Mr Jack said the two councils' combined rates take was about $13 million, and with predicted savings of $1 million annually, the only significant question that remained was how to distribute those benefits.

Waitomo mayor Allan Andrews started the debate by saying residents had the opportunity to discard the differences of the past and create a completely new organisation.

"The two districts are substantially the same in most respects," he said. Otorchanga mayor Eric Tait said in his nine years as mayor of Otorohanga, the district had become prosperous and financially strong.

He would not seek the mayoralty of a united council.

He said some savings forecast from amalgamation had already been made.

Mr Tait referred to WDC's projected public debt of $53.4 million in 2014 and said the location of the merged council's administration headquarters was an issue left unresolved.

Mr Tait said the Local Government Commission would have taken "a lot of sting out of our argument" against amalgamation if it had included a rating differential in its proposal.

LGC chairman Grant Kirby earlier told the Waitomo News why the commission did not make differentials or 'ring fencing' part of its final scheme.

"The commission did not consider that the new council should be hamstrung by the existing arrangements," said Mr Kirby.

"The provisions of the final scheme would enable a new council to take an holistic approach to the issues of the new district as a whole."

A new council would be free to choose to ring fence existing rating arrangements, he said.

Mr Andrews and Mr Jack alluded to marketing opportunities that would be readily available to a combined council, particularly in the tourism sector.

However, Mr Williams reminded the Waitomo panel that WDC's lack of support for tourism led to the amalgamation proposal.

Mr Jack said WDC's decision to stop funding Tourism Waikato was a decision made by a previous council.

 

LGC says yes to fewer WDC

There will be fewer councillors from the Waitomo district after October's election, regardless of whether amalgamation with Otorohanga district proceeds.

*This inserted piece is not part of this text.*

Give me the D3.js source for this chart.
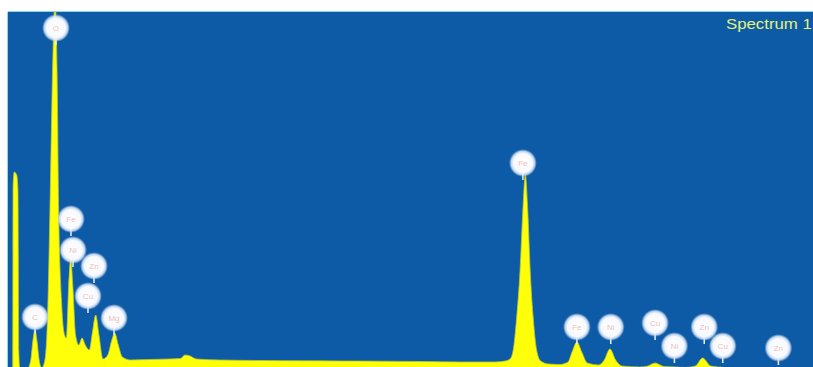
<!DOCTYPE html>
<html>
<head>
<meta charset="utf-8">
<script src="https://cdn.jsdelivr.net/npm/d3@7"></script>
<style>
  html, body { margin: 0; padding: 0; background: #ffffff; overflow: hidden; }
  svg { display: block; }
</style>
</head>
<body>
<svg id="chart" width="813" height="367"></svg>
<script>
// EDS spectrum: energy (keV) and counts
const energies = [
  -0.06, 0.00, 0.005, 0.02, 0.05, 0.065, 0.075, 0.09, 0.17, 0.22, 0.255, 0.277, 0.30, 0.33, 0.36,
  0.40, 0.435, 0.462, 0.495, 0.525, 0.55, 0.57, 0.605, 0.635, 0.665, 0.695, 0.72, 0.745, 0.78,
  0.82, 0.86, 0.90, 0.95, 0.99, 1.03, 1.07, 1.12, 1.18, 1.23, 1.265, 1.31, 1.36, 1.46, 1.70,
  1.95, 2.08, 2.14, 2.20, 2.28, 2.57, 3.07, 3.57, 4.06, 4.56, 5.05, 5.55, 5.98, 6.11, 6.17,
  6.21, 6.25, 6.295, 6.33, 6.36, 6.39, 6.42, 6.46, 6.50, 6.55, 6.65, 6.79, 6.89, 6.94, 7.00,
  7.06, 7.13, 7.27, 7.34, 7.41, 7.48, 7.56, 7.78, 7.88, 7.97, 8.08, 8.22, 8.34, 8.47, 8.56,
  8.66, 8.84, 9.27, 9.52, 9.93, 10.0
];
const counts = [
  0, 0, 1850, 1980, 1950, 1800, 200, 0, 0, 80, 320, 400, 300, 90, 20,
  100, 600, 1600, 3000, 3700, 3000, 1600, 700, 380, 320, 850, 1120, 850, 350,
  250, 320, 250, 200, 380, 550, 350, 110, 150, 300, 370, 250, 130, 100, 105,
  110, 115, 150, 140, 110, 100, 95, 92, 90, 88, 85, 80, 80, 90, 110,
  200, 500, 1000, 1600, 1950, 1600, 1000, 500, 200, 90, 60, 55, 80, 180, 280,
  180, 70, 50, 100, 210, 100, 40, 30, 40, 70, 35, 30, 25, 40, 120,
  40, 25, 15, 20, 10, 10
];

// Element markers: symbol, energy (keV) and marker height (counts)
const peakLabels    = ["O", "C", "Fe", "Ni", "Zn", "Cu", "Mg", "Fe", "Fe", "Ni", "Cu", "Ni", "Zn", "Cu", "Zn"];
const labelEnergies = [0.537, 0.277, 0.723, 0.748, 1.009, 0.934, 1.257, 6.33, 7.00, 7.42, 7.97, 8.21, 8.58, 8.81, 9.50];
const labelCounts   = [3420, 530, 1510, 1200, 1040, 740, 520, 2070, 430, 430, 470, 240, 430, 240, 220];

const spectrumTitle = "Spectrum 1";

const W = 813, H = 367;
const plot = { left: 8, top: 12, right: 813, bottom: 367 };

const svg = d3.select("#chart");

const x = d3.scaleLinear().domain([0, 10]).range([12.7, 818.7]);
const y = d3.scaleLinear().domain([0, 3580]).range([370, 12]);

const defs = svg.append("defs");
defs.append("clipPath").attr("id", "plotClip")
  .append("rect")
  .attr("x", plot.left).attr("y", plot.top)
  .attr("width", plot.right - plot.left).attr("height", plot.bottom - plot.top);

const glow = defs.append("radialGradient").attr("id", "markerGlow");
glow.append("stop").attr("offset", "0%").attr("stop-color", "#ffffff").attr("stop-opacity", 1);
glow.append("stop").attr("offset", "68%").attr("stop-color", "#f6f9ff").attr("stop-opacity", 1);
glow.append("stop").attr("offset", "84%").attr("stop-color", "#dde9f8").attr("stop-opacity", 0.85);
glow.append("stop").attr("offset", "100%").attr("stop-color", "#a8c6ea").attr("stop-opacity", 0);

// page frame
svg.append("rect").attr("width", W).attr("height", H).attr("fill", "#ffffff");

// plot background
svg.append("rect")
  .attr("x", plot.left).attr("y", plot.top)
  .attr("width", plot.right - plot.left).attr("height", plot.bottom - plot.top)
  .attr("fill", "#0d5aa7");
svg.append("line")
  .attr("x1", plot.left).attr("x2", plot.right)
  .attr("y1", plot.top - 0.5).attr("y2", plot.top - 0.5)
  .attr("stroke", "#8ad8ec").attr("stroke-width", 1);
svg.append("line")
  .attr("x1", plot.left - 0.5).attr("x2", plot.left - 0.5)
  .attr("y1", plot.top).attr("y2", plot.bottom)
  .attr("stroke", "#8ad8ec").attr("stroke-width", 1);

const spectrum = energies.map((e, i) => ({ e, c: counts[i] }));

const g = svg.append("g").attr("clip-path", "url(#plotClip)");

const area = d3.area()
  .x(d => x(d.e))
  .y0(y(0) + 5)
  .y1(d => y(d.c))
  .curve(d3.curveMonotoneX);

g.append("path")
  .datum(spectrum)
  .attr("d", area)
  .attr("fill", "#ffff0a")
  .attr("stroke", "#b8c830")
  .attr("stroke-width", 0.8)
  .attr("stroke-linejoin", "round");

// element markers
const markers = g.selectAll("g.marker")
  .data(peakLabels.map((s, i) => ({ s, e: labelEnergies[i], c: labelCounts[i] })))
  .join("g")
  .attr("class", "marker")
  .attr("transform", d => `translate(${x(d.e)},${y(d.c)})`);

markers.append("line")
  .attr("x1", 0).attr("x2", 0)
  .attr("y1", 8).attr("y2", 17)
  .attr("stroke", "#e6f0fa")
  .attr("stroke-width", 1.5);

markers.append("circle")
  .attr("r", 14)
  .attr("fill", "url(#markerGlow)");

markers.append("text")
  .attr("text-anchor", "middle")
  .attr("dy", "0.35em")
  .attr("font-family", "Liberation Sans, Arial, sans-serif")
  .attr("font-size", 8)
  .attr("fill", "#ecc0b8")
  .text(d => d.s);

// spectrum title
svg.append("text")
  .attr("transform", "translate(726,29) scale(1.2,1)")
  .attr("font-family", "Liberation Sans, Arial, sans-serif")
  .attr("font-size", 14)
  .attr("fill", "#e4f27a")
  .text(spectrumTitle);
</script>
</body>
</html>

Four councillors will be elected from the existing Waitomo district, including two from Te Kuiti, if the districts amalgamate.

However, the number of Waitomo councillors will also be reduced from 10 to six if voters reject the amalgamation proposal this month.

There would be three councillors elected from Te Kuiti and three from a single Waitomo rural ward.

After hearing an appeal and objection, the Local Government Commission backed Waitomo District Council's plan to reduce the number of councillors and have them elected from two wards.

The council initially proposed that its membership comprise the mayor and five members elected from the district as a whole.

Following consideration of submissions - many of them from concerned rural ratepayers - the council's final proposal was for six members to be elected from two wards, plus the mayor (elected from the entire district).

The commission came to the view that, because of the diversity of the district, effective representation of the various communities of interest could only be achieved through councillors being elected on a ward basis.

The appellant and objector said the rural part of the district contained several distinct communities, requiring separate representation.

They also argued the size of the rural part of the district would make it difficult for councillors elected from a single rural ward to effectively represent their communities.

However, the commission was satisfied WDC's proposed representation structure was appropriate.

"Having considered the information presented to it, the commission is satisfied that the wards proposed by the council more or less equate to the communities of interest requiring separate representation on the council," wrote the commissioners in their decision.

The election would be held on October 9.

 

Plan poser: Is Inframax for sale.?

There are no current plans to sell Inframax Construction Ltd, according to Waitomo District Council chief executive David Jack.

Addressing a public meeting on Tuesday night, Mr Jack said WDC management was investigating the value of its asset, but selling the company was not on the immediate agenda.

"There will be no proposal unless we have something to put together for councillors to look at," he said.

Tuesday night's meeting was organised to debate the merits of merging Otorohanga and Waitomo districts.

The Inframax asset and dividends, which are currently owned by WDC, would be shared with Otorohanga if North King Country residents vote to unite the districts.

"It is not possible to reduce our shareholding before amalgamation," said Mr Jack.

However, Waitomo District Council has also given some of its broadest hints yet that part of Inframax will be sold at some stage. In its draft community plan, the council referred to its dependence on the success of the company in a medium-risk market, as well as the council's high public debt levels. Council owns the company "as a matter of history" and will be reviewing the 'validity' of its investment this year.

WDC may choose to divest itself of its $7.5 million ownership - either in part or in full. "The company is well-performed, but functions in a business environment that is considered to be at the limit of acceptable risk to a local authority in Waitomo District Council's situation," stated the draft plan.

"Key concerns are the level of public debt being maintained to finance the ownership and the retention of employment provided by the company within Waitomo district." Inframax employs about 220 staff.

In the annual plan executive summary, WDC chief executive David Jack said Inframax dividends made a significant contribution to the council's income, which offset rates.

"The income, whilst welcome superficially, is a factor of some concern given the extent of council's dependence on the continued success of an enterprise operating in a medium risk market," he said.

"Council will be determining the long-term wisdom of its investment during 2004/2005 and the potential for substantial change in respect of this strategic asset cannot be discounted."

Inframax has bases in Te Kuiti, Taumarunui and New Plymouth, and has expanded into fields other than roading.

"It provides satisfactory cash returns to the shareholder," stated the draft annual plan. "The company has good prospects in terms of future work commitments (an annual sales turnover in excess of $23 million), is able to fund its own capital development and is well placed to continue making good returns to the shareholder."

At the meeting, Mr Jack said Inframax dividends would obviously be treated as income. Otorohanga District Council general manager David Hall said ODC had treated Inframax dividends as income, although the council's financial analysis excluded the dividends from income.

Excluding Inframax dividends from income had the effect of minimising the savings ODC considered would arise from amalgamation.

Otorohanga mayor Eric Tait said ODC would treat the dividends as a windfall - like a lotto win each year.

Mr Jack said since Inframax was established in 1995, it has returned in excess of $5 million of income to Waitomo District Council.

The book value of the asset has also doubled from the council's initial investment of $3.6 million.